What is expected = Copy out the data below from the line containing "Convert this chart to D3.js code." to the line containing "const yTicks = [0.75, 0.80, 0.85, 0.90, 0.95];", both lines included, with all images left out.

Records for this task =
· · · · · · ·

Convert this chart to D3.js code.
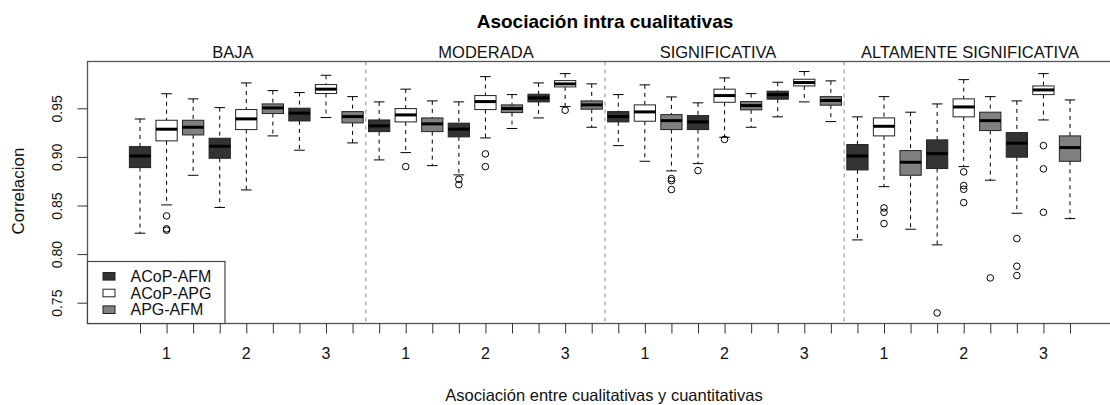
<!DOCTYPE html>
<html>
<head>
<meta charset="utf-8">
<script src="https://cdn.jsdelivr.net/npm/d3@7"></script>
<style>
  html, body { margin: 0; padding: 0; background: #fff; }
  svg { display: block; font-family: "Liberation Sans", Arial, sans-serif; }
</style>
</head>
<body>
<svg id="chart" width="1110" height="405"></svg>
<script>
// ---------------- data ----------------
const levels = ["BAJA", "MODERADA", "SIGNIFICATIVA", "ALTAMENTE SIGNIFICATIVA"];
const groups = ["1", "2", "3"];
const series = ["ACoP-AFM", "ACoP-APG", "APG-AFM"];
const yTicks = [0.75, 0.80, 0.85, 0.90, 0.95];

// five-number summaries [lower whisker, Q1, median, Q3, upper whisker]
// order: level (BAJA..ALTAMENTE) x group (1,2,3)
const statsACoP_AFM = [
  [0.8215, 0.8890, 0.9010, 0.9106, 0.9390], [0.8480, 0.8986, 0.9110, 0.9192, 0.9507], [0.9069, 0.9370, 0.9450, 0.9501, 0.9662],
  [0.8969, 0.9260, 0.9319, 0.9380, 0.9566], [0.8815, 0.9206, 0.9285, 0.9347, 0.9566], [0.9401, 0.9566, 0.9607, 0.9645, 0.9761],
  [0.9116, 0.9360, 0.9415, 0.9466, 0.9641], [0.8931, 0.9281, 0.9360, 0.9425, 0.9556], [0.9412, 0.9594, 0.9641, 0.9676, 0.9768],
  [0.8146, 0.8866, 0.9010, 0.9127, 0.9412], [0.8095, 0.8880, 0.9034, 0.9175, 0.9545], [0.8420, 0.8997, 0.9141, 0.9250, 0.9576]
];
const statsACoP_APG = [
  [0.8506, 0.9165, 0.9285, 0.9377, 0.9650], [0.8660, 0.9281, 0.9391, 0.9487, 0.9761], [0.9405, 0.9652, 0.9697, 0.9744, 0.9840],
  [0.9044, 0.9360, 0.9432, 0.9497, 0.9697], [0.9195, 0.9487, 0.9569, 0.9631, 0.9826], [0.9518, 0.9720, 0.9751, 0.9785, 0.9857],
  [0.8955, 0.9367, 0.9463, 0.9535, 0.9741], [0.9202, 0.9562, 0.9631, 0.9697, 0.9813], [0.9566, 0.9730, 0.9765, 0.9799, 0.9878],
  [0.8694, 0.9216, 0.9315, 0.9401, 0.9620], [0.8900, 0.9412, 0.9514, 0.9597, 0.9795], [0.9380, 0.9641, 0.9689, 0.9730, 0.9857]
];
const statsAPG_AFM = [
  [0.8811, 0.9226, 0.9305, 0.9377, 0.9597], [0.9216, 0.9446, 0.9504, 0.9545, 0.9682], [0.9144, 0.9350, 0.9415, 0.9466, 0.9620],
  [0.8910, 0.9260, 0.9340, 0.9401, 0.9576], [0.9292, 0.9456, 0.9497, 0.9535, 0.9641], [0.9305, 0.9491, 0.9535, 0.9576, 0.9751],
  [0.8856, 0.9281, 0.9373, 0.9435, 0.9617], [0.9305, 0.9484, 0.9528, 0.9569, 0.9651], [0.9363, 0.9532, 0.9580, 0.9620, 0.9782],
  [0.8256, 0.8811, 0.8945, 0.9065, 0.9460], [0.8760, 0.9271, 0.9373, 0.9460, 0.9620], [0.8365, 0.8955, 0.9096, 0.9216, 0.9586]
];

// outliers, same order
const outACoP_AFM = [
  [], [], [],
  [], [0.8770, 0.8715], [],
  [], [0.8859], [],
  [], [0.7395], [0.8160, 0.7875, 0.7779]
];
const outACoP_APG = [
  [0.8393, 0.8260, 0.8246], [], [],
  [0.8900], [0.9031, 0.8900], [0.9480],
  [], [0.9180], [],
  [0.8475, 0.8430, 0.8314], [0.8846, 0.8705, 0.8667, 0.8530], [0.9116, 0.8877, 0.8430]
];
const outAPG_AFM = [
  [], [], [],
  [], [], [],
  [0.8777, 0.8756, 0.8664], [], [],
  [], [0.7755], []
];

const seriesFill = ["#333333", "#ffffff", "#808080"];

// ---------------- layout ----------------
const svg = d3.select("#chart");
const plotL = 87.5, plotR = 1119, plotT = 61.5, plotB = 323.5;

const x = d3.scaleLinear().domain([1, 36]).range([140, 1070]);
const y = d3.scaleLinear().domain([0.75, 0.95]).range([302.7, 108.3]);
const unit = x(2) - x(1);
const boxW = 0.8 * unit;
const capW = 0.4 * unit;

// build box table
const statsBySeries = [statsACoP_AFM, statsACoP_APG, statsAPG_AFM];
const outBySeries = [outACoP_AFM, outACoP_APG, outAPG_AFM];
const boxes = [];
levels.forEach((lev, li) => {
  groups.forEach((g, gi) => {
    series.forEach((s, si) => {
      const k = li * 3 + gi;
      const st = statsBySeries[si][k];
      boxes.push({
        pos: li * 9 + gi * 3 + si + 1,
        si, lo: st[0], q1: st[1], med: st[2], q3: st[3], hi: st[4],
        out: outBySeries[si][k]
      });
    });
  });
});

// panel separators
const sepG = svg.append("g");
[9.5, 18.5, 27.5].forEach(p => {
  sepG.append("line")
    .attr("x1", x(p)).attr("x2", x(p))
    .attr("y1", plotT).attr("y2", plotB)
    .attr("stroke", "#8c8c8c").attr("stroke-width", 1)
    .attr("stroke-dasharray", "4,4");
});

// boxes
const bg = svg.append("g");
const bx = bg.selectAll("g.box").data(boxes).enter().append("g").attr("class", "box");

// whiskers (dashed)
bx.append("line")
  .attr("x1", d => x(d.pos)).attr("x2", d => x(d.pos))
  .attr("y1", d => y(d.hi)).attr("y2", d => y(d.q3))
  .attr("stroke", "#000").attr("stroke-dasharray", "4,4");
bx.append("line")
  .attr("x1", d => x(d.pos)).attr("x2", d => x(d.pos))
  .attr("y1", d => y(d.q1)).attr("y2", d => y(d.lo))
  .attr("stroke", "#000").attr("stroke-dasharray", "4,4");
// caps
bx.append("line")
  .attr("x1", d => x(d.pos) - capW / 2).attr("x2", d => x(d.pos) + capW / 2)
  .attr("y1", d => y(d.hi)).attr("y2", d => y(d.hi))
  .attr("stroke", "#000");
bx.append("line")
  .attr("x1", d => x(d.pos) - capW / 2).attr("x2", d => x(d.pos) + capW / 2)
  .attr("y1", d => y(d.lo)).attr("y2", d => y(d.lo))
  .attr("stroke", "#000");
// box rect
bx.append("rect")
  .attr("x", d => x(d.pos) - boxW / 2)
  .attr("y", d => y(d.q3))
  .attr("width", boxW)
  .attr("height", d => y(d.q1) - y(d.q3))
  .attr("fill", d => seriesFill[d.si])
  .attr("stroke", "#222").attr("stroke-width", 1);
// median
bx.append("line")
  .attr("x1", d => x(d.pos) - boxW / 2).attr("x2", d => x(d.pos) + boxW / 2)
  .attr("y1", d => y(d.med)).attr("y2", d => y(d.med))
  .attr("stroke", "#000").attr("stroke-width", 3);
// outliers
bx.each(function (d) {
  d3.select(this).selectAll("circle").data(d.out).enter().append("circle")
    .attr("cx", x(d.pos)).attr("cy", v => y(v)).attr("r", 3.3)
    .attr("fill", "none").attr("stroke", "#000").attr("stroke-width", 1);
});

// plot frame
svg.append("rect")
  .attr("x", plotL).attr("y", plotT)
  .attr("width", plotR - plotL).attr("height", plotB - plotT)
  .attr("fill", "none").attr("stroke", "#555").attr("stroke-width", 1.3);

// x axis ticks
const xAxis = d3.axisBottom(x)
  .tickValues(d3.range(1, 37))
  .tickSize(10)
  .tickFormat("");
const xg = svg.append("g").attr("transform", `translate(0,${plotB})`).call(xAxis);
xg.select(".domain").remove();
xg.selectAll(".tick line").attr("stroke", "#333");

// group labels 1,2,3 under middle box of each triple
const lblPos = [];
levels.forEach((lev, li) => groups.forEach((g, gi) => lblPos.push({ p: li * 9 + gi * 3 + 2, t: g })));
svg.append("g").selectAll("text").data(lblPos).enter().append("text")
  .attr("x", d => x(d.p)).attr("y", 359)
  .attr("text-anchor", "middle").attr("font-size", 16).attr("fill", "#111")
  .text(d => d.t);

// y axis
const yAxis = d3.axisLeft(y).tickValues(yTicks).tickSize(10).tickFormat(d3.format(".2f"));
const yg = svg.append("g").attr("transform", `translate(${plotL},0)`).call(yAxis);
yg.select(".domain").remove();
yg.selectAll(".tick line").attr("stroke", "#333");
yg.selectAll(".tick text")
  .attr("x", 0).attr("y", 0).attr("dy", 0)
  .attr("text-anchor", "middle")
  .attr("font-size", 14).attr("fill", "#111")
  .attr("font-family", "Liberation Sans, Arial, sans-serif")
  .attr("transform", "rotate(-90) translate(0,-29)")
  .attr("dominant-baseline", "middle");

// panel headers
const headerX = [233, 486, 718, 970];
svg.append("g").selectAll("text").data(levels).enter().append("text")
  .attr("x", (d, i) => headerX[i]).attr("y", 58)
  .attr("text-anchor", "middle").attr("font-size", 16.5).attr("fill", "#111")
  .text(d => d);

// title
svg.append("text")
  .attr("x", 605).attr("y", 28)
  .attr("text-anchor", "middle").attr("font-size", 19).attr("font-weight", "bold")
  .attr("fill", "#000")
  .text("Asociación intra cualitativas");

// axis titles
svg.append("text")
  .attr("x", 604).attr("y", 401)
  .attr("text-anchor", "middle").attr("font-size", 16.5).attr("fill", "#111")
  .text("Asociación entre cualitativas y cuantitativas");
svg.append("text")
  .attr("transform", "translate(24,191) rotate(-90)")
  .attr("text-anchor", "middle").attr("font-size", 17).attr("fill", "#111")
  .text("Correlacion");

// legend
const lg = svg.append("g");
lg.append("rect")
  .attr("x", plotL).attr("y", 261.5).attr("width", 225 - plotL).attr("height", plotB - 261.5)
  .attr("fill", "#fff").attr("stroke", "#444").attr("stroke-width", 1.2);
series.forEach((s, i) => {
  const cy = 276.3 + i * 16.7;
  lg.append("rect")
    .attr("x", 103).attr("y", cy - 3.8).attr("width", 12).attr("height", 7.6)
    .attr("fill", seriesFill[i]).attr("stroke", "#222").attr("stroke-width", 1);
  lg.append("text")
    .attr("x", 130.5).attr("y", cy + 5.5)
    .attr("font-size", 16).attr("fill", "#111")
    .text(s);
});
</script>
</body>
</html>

· · · · · · ·

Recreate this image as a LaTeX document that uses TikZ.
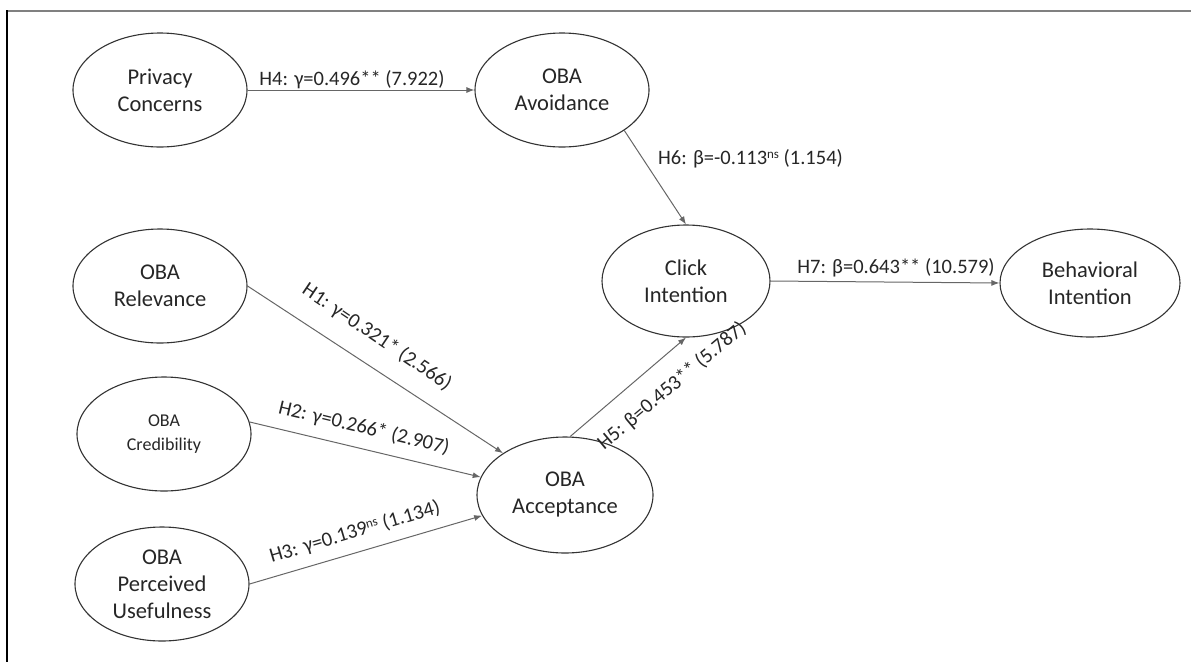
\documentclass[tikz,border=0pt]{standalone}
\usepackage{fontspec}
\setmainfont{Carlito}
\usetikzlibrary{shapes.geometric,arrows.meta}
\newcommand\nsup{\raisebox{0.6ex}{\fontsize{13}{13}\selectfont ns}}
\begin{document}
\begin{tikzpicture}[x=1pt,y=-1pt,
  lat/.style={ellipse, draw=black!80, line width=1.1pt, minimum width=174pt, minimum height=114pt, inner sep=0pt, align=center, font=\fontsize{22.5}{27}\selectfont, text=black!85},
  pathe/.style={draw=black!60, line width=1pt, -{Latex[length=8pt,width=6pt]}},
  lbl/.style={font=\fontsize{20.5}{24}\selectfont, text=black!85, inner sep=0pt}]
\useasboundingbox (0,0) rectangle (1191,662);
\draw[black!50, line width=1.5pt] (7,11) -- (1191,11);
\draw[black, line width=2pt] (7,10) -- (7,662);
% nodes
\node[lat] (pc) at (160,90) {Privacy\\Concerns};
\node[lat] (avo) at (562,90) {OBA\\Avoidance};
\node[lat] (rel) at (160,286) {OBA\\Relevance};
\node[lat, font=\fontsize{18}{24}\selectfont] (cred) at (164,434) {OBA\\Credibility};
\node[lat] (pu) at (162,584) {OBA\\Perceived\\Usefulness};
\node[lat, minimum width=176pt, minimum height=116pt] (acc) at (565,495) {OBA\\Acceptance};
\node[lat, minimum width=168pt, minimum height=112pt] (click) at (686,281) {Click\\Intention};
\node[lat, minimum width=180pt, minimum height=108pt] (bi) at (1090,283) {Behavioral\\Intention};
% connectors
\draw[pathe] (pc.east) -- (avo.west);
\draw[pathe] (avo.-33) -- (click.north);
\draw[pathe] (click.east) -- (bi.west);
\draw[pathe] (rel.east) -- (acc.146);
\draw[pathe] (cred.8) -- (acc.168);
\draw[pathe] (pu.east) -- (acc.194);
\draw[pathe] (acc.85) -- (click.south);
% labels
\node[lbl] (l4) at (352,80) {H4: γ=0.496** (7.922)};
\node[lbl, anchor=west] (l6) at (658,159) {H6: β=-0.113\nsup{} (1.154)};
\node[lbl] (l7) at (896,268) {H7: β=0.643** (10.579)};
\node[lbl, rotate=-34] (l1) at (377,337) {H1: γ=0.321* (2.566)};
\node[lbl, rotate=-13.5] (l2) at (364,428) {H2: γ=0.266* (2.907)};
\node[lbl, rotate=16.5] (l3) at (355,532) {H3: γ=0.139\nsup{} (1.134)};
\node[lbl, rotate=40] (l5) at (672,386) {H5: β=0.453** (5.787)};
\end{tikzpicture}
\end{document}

· · · · · · ·

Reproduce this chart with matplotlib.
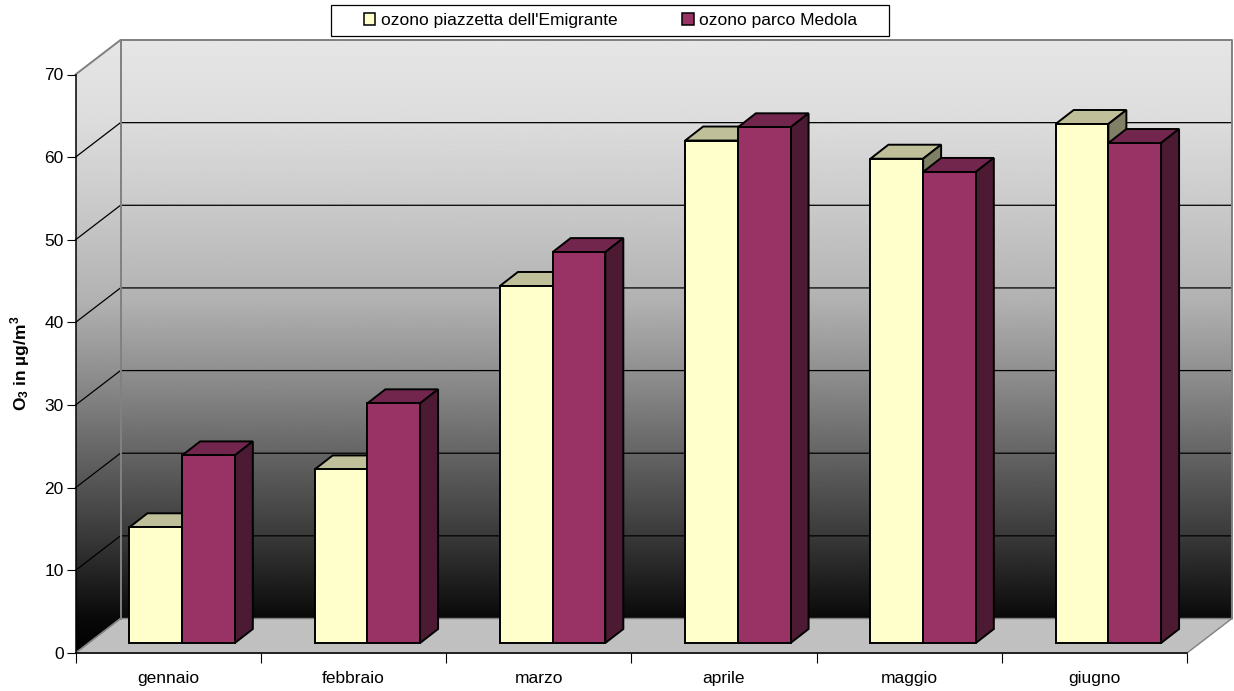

· · · · · · ·

Answer for this exercise =
Convert this chart to D3.js code.
<!DOCTYPE html>
<html>
<head>
<meta charset="utf-8">
<script src="https://cdn.jsdelivr.net/npm/d3@7"></script>
<style>
  html, body { margin: 0; padding: 0; background: #fff; }
  svg { display: block; font-family: "Liberation Sans", Arial, sans-serif; }
</style>
</head>
<body>
<svg id="chart" width="1110" height="405"></svg>
<script>
// ---------------- data ----------------
const levels = ["BAJA", "MODERADA", "SIGNIFICATIVA", "ALTAMENTE SIGNIFICATIVA"];
const groups = ["1", "2", "3"];
const series = ["ACoP-AFM", "ACoP-APG", "APG-AFM"];
const yTicks = [0.75, 0.80, 0.85, 0.90, 0.95];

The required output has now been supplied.